A group of anti-Iran demonstrators gather during a meeting on the Joint Comprehensive Plan of Action (JCPOA) in Vienna, Austria, on April 15, 2021. (Askin Kiyagan/Anadolu Agency via Getty Images)
President Biden vowed from the campaign trail to restore the Iranian nuclear agreement, also known as the Joint Comprehensive Plan of Action (JCPOA) – a nuclear deterrence safeguard the Trump administration removed the U.S. from in 2018.
Tehran has agreed to meet with world leaders next week to negotiate reviving the 2015 deal, but the administration has suggested that the U.S. has also looked to offer alternative solutions should the negotiations fail.
It remains unclear what exactly those solutions could be, but the possibility for increased sanctions and targeted strikes on Iranian nuclear facilities remains likely.
Last month, Secretary of State Antony Blinken said the U.S. and its allies “will look at every option to deal with the challenge posed by Iran,” adding “we are prepared to turn to other options” should negotiations fail.
Secretary Antony Blinken speaks during a meeting of the U.N. Security Council on Thursday, Sept. 23, 2021. (AP Photo/John Minchillo, Pool)
But security officials from the previous administration fear weakened negotiations could lead to a greater threat from Iran.
“The Iranians are having their cake,” Goldberg told Fox News. “They get to reap all the benefits of sanction relief… [while] running down the clock on the sunsets.”
Iran has argued that the U.S. withdrawal from the JCPOA voided their commitments in the 2015 deal and has since used the move as an excuse to pursue nuclear development.
“The JCPOA still exists.

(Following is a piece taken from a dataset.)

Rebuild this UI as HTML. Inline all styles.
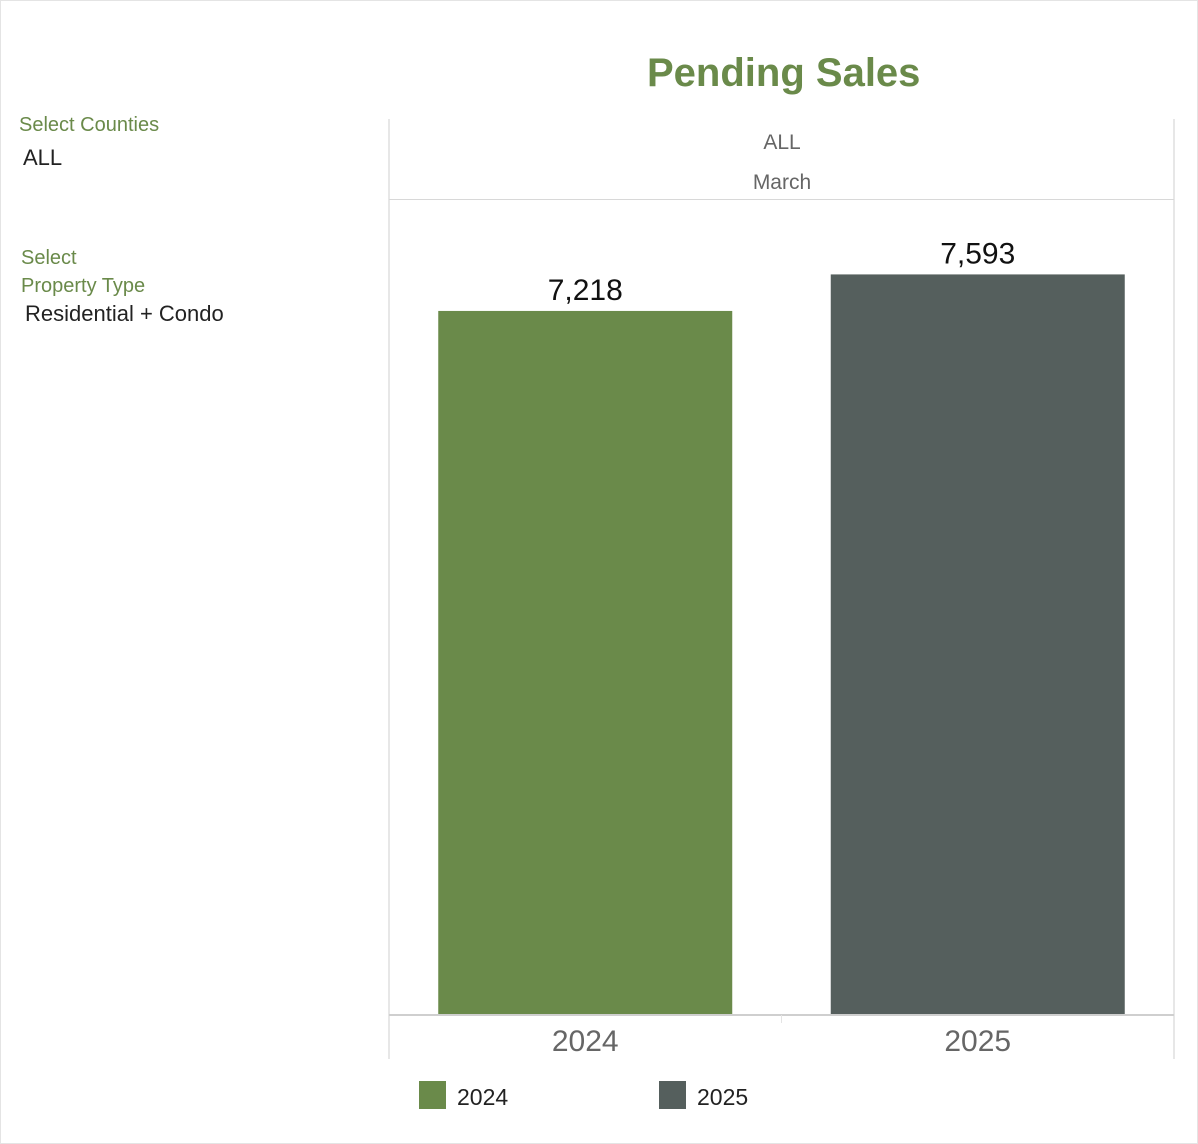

Iran is still in the JCPOA – they’ve never left … even though they are completely out of compliance with this,” Goldberg said.
Sunset provisions in the agreement will lift protective measures that bar Tehran from developing nuclear capabilities, including sanctions and missile embargos – both of which will expire in 2023.
Officials argue that despite Iran’s failure to comply with the JCPOA, the sunset provisions are still set to lift in just over a year – a policy they believe should be snapped back given compliance violations.
“It’s a completely insane deal if you want to negotiate this while continuing to offer the Iranians all the JCPOA sunsets ticking along as you go,” Goldberg added.
Critics of the U.S.’s withdrawal from the international agreement said the move would destabilize the nuclear deal. Similarly, the Biden administration has argued the decision put the U.S. in a weakened position to negotiate with Tehran.
Iranian Supreme Leader Ayatollah Ali Khamanei delivers remarks on the JCPOA on Feb. 17, 2021, in Tehran, Iran. (Iranian Leader Press Office/Handout/Anadolu Agency via Getty Images)
But in answer to Fox News’ question on how the divorce from the nuclear deal potentially weakened U.S. negotiating abilities, Goldberg said the Trump White House had no other option.
“The Trump administration had no other choice but to withdraw America’s participation from the JCPOA to reclaim the leverage that we had lost under the deal,” he said.
“At the time, senior administration officials described this as being a choice between whether or not we have a crisis with Iran in 10 years – when Iran’s economy is robust and their long-range missiles are perfected … and then all the sunsets have kicked in and suddenly they say with perfect legitimization from the Security Council, ‘We are ready for a nuclear weapon.’” he said.
“Or are you going to do it when they are weaker … when we have robust maximum pressure in place?” Goldberg added.